-- start --
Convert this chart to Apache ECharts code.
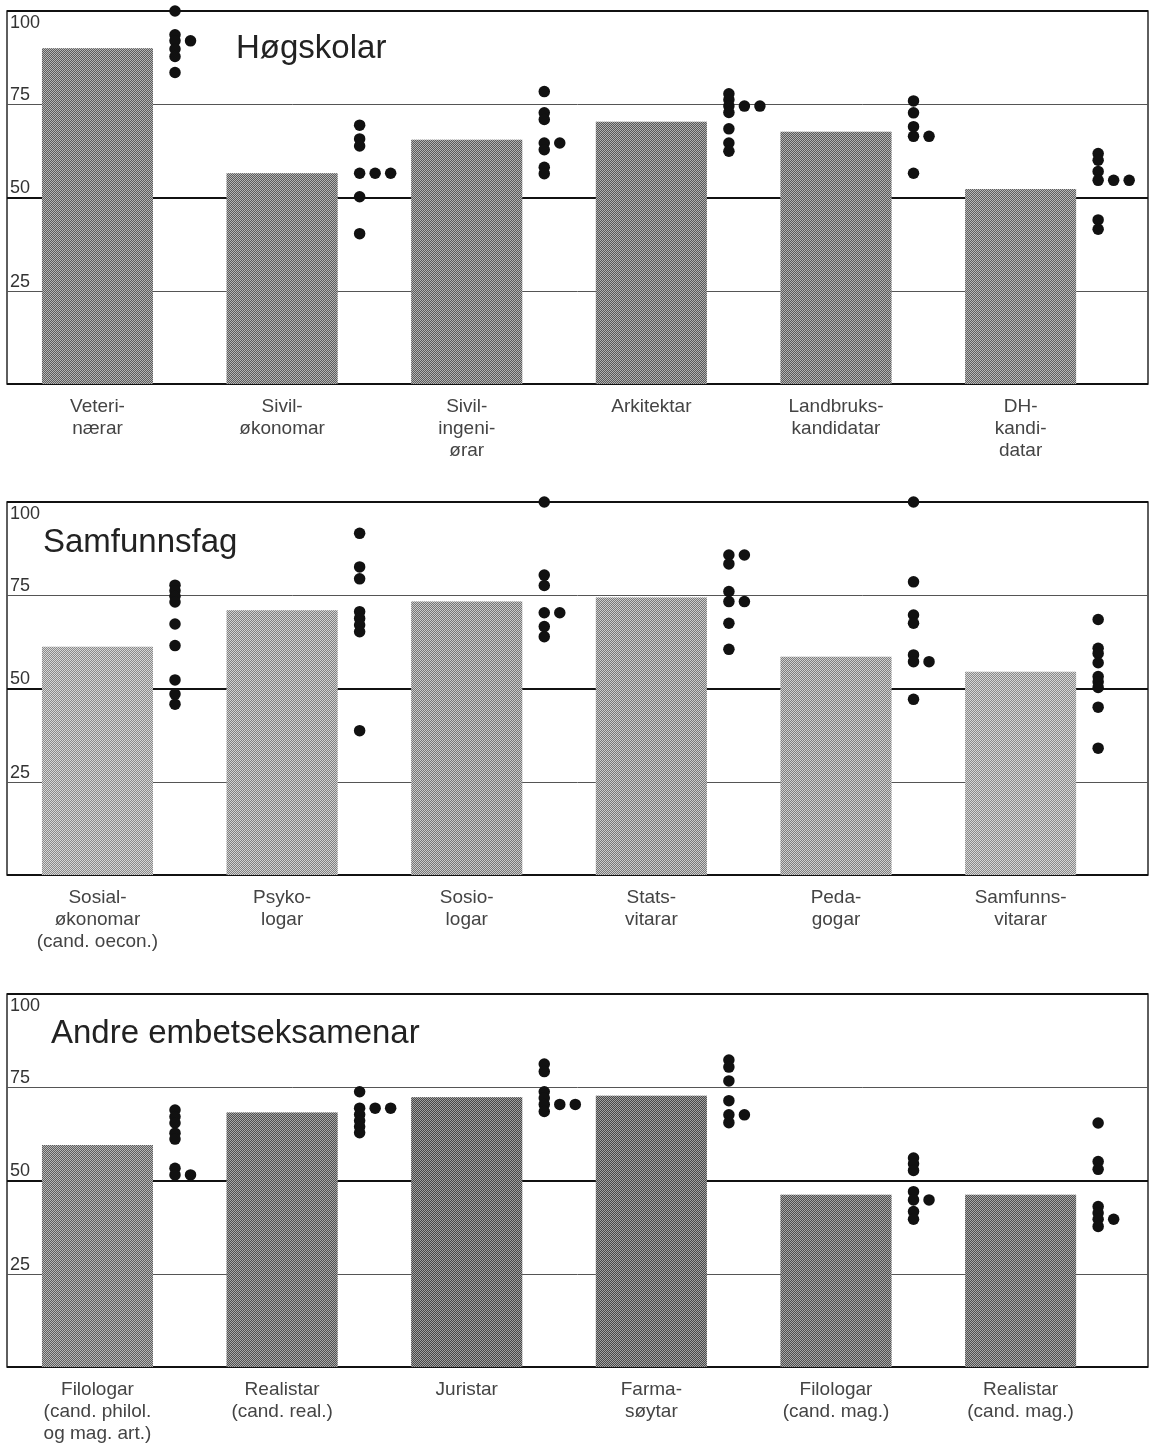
<!DOCTYPE html>
<html>
<head>
<meta charset="utf-8">
<script src="https://cdn.jsdelivr.net/npm/echarts@6/dist/echarts.min.js"></script>
<style>
html,body{margin:0;padding:0;background:#ffffff;}
#chart{width:1153px;height:1448px;}
</style>
</head>
<body>
<div id="chart"></div>
<script>
// ---------- DATA ----------
const panelTitles = ['Høgskolar', 'Samfunnsfag', 'Andre embetseksamenar'];

// Panel 1: Høgskolar
const cats1 = ['Veteri-\nnærar', 'Sivil-\nøkonomar', 'Sivil-\ningeni-\nørar', 'Arkitektar', 'Landbruks-\nkandidatar', 'DH-\nkandi-\ndatar'];
const bars1 = [90, 56.5, 65.5, 70.3, 67.6, 52.3];
const dotsVeterinaerar = [100, 93.6, 92, 92, 89.8, 87.8, 83.5];
const dotsSivilokonomar = [69.4, 65.7, 63.8, 56.5, 56.5, 56.5, 50.2, 40.3];
const dotsSivilingeniorar = [78.4, 72.7, 70.9, 64.6, 64.6, 62.8, 58.1, 56.4];
const dotsArkitektar = [77.8, 76.2, 74.5, 74.5, 74.5, 72.8, 68.4, 64.6, 62.4];
const dotsLandbruk = [75.9, 72.7, 69, 66.4, 66.4, 56.5];
const dotsDH = [61.8, 60, 57, 54.6, 54.6, 54.6, 44, 41.5];

// Panel 2: Samfunnsfag
const cats2 = ['Sosial-\nøkonomar\n(cand. oecon.)', 'Psyko-\nlogar', 'Sosio-\nlogar', 'Stats-\nvitarar', 'Peda-\ngogar', 'Samfunns-\nvitarar'];
const bars2 = [61.2, 71.0, 73.3, 74.4, 58.5, 54.5];
const dotsSosialokonomar = [77.7, 76.2, 74.7, 73.2, 67.3, 61.5, 52.3, 48.5, 45.8];
const dotsPsykologar = [91.6, 82.6, 79.4, 70.6, 68.8, 67.0, 65.2, 38.7];
const dotsSosiologar = [100, 80.4, 77.6, 70.3, 70.3, 66.6, 63.9];
const dotsStatsvitarar = [85.8, 85.8, 83.4, 76, 73.3, 73.3, 67.5, 60.5];
const dotsPedagogar = [100, 78.6, 69.7, 67.5, 59, 57.2, 57.2, 47.1];
const dotsSamfunnsvitarar = [68.5, 60.8, 59.4, 56.9, 53.2, 51.8, 50.3, 45, 34];

// Panel 3: Andre embetseksamenar
const cats3 = ['Filologar\n(cand. philol.\nog mag. art.)', 'Realistar\n(cand. real.)', 'Juristar', 'Farma-\nsøytar', 'Filologar\n(cand. mag.)', 'Realistar\n(cand. mag.)'];
const bars3 = [59.5, 68.2, 72.3, 72.7, 46.2, 46.2];
const dotsFilologarPhilol = [68.9, 67.1, 65.4, 62.7, 61.1, 53.3, 51.5, 51.5];
const dotsRealistarReal = [73.8, 69.4, 69.4, 69.4, 67.7, 66.0, 64.4, 62.8];
const dotsJuristar = [81.2, 79.2, 73.8, 72.1, 70.4, 70.4, 70.4, 68.5];
const dotsFarmasoytar = [82.3, 80.4, 76.7, 71.4, 67.6, 67.6, 65.5];
const dotsFilologarMag = [56, 54.5, 52.7, 47, 44.8, 44.8, 41.7, 39.6];
const dotsRealistarMag = [65.4, 55.1, 53, 43, 41.3, 39.6, 39.6, 37.7];

const yTickLabels = ['25', '50', '75', '100'];

// ---------- ASSEMBLY ----------
const panels = [
  {cats: cats1, bars: bars1, dots: [dotsVeterinaerar, dotsSivilokonomar, dotsSivilingeniorar, dotsArkitektar, dotsLandbruk, dotsDH]},
  {cats: cats2, bars: bars2, dots: [dotsSosialokonomar, dotsPsykologar, dotsSosiologar, dotsStatsvitarar, dotsPedagogar, dotsSamfunnsvitarar]},
  {cats: cats3, bars: bars3, dots: [dotsFilologarPhilol, dotsRealistarReal, dotsJuristar, dotsFarmasoytar, dotsFilologarMag, dotsRealistarMag]}
];

// halftone look: light base + dark checker decal  [light, dark]
const barTones = [
  [['#b4b4b4', '#5c5c5c'], ['#b4b4b4', '#5c5c5c'], ['#b2b2b2', '#5a5a5a'], ['#b0b0b0', '#585858'], ['#b2b2b2', '#5a5a5a'], ['#b8b8b8', '#606060']],
  [['#d6d6d6', '#8a8a8a'], ['#d2d2d2', '#808080'], ['#cacaca', '#767676'], ['#cccccc', '#787878'], ['#d0d0d0', '#7e7e7e'], ['#d6d6d6', '#8a8a8a']],
  [['#b6b6b6', '#5e5e5e'], ['#a8a8a8', '#505050'], ['#a0a0a0', '#464646'], ['#a2a2a2', '#484848'], ['#a6a6a6', '#4e4e4e'], ['#a8a8a8', '#505050']]
];
const gridTops = [11, 502, 994];
const FONT = '"Liberation Sans", Arial, Helvetica, sans-serif';
const titlePos = [{left: 236, top: 32}, {left: 43, top: 526}, {left: 51, top: 1017}];

// dot-plot layout: equal values are placed side by side
function layoutDots(list, j) {
  const seen = {};
  return list.map(v => {
    const k = seen[v] || 0;
    seen[v] = k + 1;
    return [j + 0.42 + k * 0.084, v];
  });
}

const option = {
  animation: false,
  backgroundColor: '#ffffff',
  title: panelTitles.map((t, i) => ({
    text: t, left: titlePos[i].left, top: titlePos[i].top, padding: 0,
    textStyle: {fontSize: 33, fontWeight: 'normal', color: '#222', fontFamily: FONT}
  })),
  grid: gridTops.map(t => ({
    left: 7, right: 5, top: t, height: 373, show: true,
    borderColor: '#2a2a2a', borderWidth: 1.5, backgroundColor: 'transparent'
  })),
  xAxis: panels.map((p, i) => ({
    gridIndex: i, type: 'value', min: -0.49, max: 5.69, position: 'bottom',
    splitLine: {show: false}, axisLine: {show: false}, axisTick: {show: false},
    axisLabel: {
      customValues: [0, 1, 2, 3, 4, 5],
      formatter: v => (Number.isInteger(v) && p.cats[v]) ? p.cats[v] : '',
      fontSize: 19, lineHeight: 22, color: '#444', margin: 12, fontFamily: FONT
    }
  })),
  yAxis: [],
  series: []
};

panels.forEach((p, i) => {
  // thin grid lines + labels 25/50/75
  option.yAxis.push({
    gridIndex: i, type: 'value', min: 0, max: 100, interval: 25, position: 'left', offset: 0,
    axisLine: {show: false}, axisTick: {show: false},
    splitLine: {lineStyle: {color: '#555', width: 1}},
    axisLabel: {
      inside: true, verticalAlign: 'bottom', margin: 3, fontSize: 18, color: '#333', fontFamily: FONT,
      formatter: v => (yTickLabels.indexOf(String(v)) >= 0 && v < 100) ? String(v) : ''
    }
  });
  // heavy 50 line
  option.yAxis.push({
    gridIndex: i, type: 'value', min: 0, max: 100, interval: 50, position: 'left', offset: 0,
    axisLine: {show: false}, axisTick: {show: false}, axisLabel: {show: false},
    splitLine: {lineStyle: {color: '#111', width: 1.8}}
  });
  // 100 label (just below the top border)
  option.yAxis.push({
    gridIndex: i, type: 'value', min: 0, max: 100, interval: 100, position: 'left', offset: 0,
    axisLine: {show: false}, axisTick: {show: false}, splitLine: {show: false},
    axisLabel: {
      inside: true, verticalAlign: 'top', margin: 3, fontSize: 18, color: '#333', fontFamily: FONT,
      padding: [3, 0, 0, 0],
      formatter: v => (v === 100) ? yTickLabels[3] : ''
    }
  });

  option.series.push({
    type: 'bar', xAxisIndex: i, yAxisIndex: i * 3, barWidth: 111, z: 2,
    data: p.bars.map((v, j) => ({
      value: [j, v],
      itemStyle: {
        color: barTones[i][j][0],
        decal: {
          symbol: 'rect', symbolSize: 1,
          dashArrayX: [[1, 1], [0, 1, 1, 0]], dashArrayY: [1, 0],
          color: barTones[i][j][1]
        }
      }
    }))
  });
  let pts = [];
  p.dots.forEach((list, j) => { pts = pts.concat(layoutDots(list, j)); });
  option.series.push({
    type: 'scatter', xAxisIndex: i, yAxisIndex: i * 3, symbolSize: 11.5, clip: false, z: 3,
    itemStyle: {color: '#111', opacity: 1},
    data: pts
  });
});

const chart = echarts.init(document.getElementById('chart'), null, {renderer: 'canvas'});
chart.setOption(option);
</script>
</body>
</html>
-- end --
■ Work to be completed ■
Write out, word for word, the lines from the start of the data through the one holding "50.3, 45, 34];". Omit pictures.

■ Answer for the task ■
Convert this chart to Apache ECharts code.
<!DOCTYPE html>
<html>
<head>
<meta charset="utf-8">
<script src="https://cdn.jsdelivr.net/npm/echarts@6/dist/echarts.min.js"></script>
<style>
html,body{margin:0;padding:0;background:#ffffff;}
#chart{width:1153px;height:1448px;}
</style>
</head>
<body>
<div id="chart"></div>
<script>
// ---------- DATA ----------
const panelTitles = ['Høgskolar', 'Samfunnsfag', 'Andre embetseksamenar'];

// Panel 1: Høgskolar
const cats1 = ['Veteri-\nnærar', 'Sivil-\nøkonomar', 'Sivil-\ningeni-\nørar', 'Arkitektar', 'Landbruks-\nkandidatar', 'DH-\nkandi-\ndatar'];
const bars1 = [90, 56.5, 65.5, 70.3, 67.6, 52.3];
const dotsVeterinaerar = [100, 93.6, 92, 92, 89.8, 87.8, 83.5];
const dotsSivilokonomar = [69.4, 65.7, 63.8, 56.5, 56.5, 56.5, 50.2, 40.3];
const dotsSivilingeniorar = [78.4, 72.7, 70.9, 64.6, 64.6, 62.8, 58.1, 56.4];
const dotsArkitektar = [77.8, 76.2, 74.5, 74.5, 74.5, 72.8, 68.4, 64.6, 62.4];
const dotsLandbruk = [75.9, 72.7, 69, 66.4, 66.4, 56.5];
const dotsDH = [61.8, 60, 57, 54.6, 54.6, 54.6, 44, 41.5];

// Panel 2: Samfunnsfag
const cats2 = ['Sosial-\nøkonomar\n(cand. oecon.)', 'Psyko-\nlogar', 'Sosio-\nlogar', 'Stats-\nvitarar', 'Peda-\ngogar', 'Samfunns-\nvitarar'];
const bars2 = [61.2, 71.0, 73.3, 74.4, 58.5, 54.5];
const dotsSosialokonomar = [77.7, 76.2, 74.7, 73.2, 67.3, 61.5, 52.3, 48.5, 45.8];
const dotsPsykologar = [91.6, 82.6, 79.4, 70.6, 68.8, 67.0, 65.2, 38.7];
const dotsSosiologar = [100, 80.4, 77.6, 70.3, 70.3, 66.6, 63.9];
const dotsStatsvitarar = [85.8, 85.8, 83.4, 76, 73.3, 73.3, 67.5, 60.5];
const dotsPedagogar = [100, 78.6, 69.7, 67.5, 59, 57.2, 57.2, 47.1];
const dotsSamfunnsvitarar = [68.5, 60.8, 59.4, 56.9, 53.2, 51.8, 50.3, 45, 34];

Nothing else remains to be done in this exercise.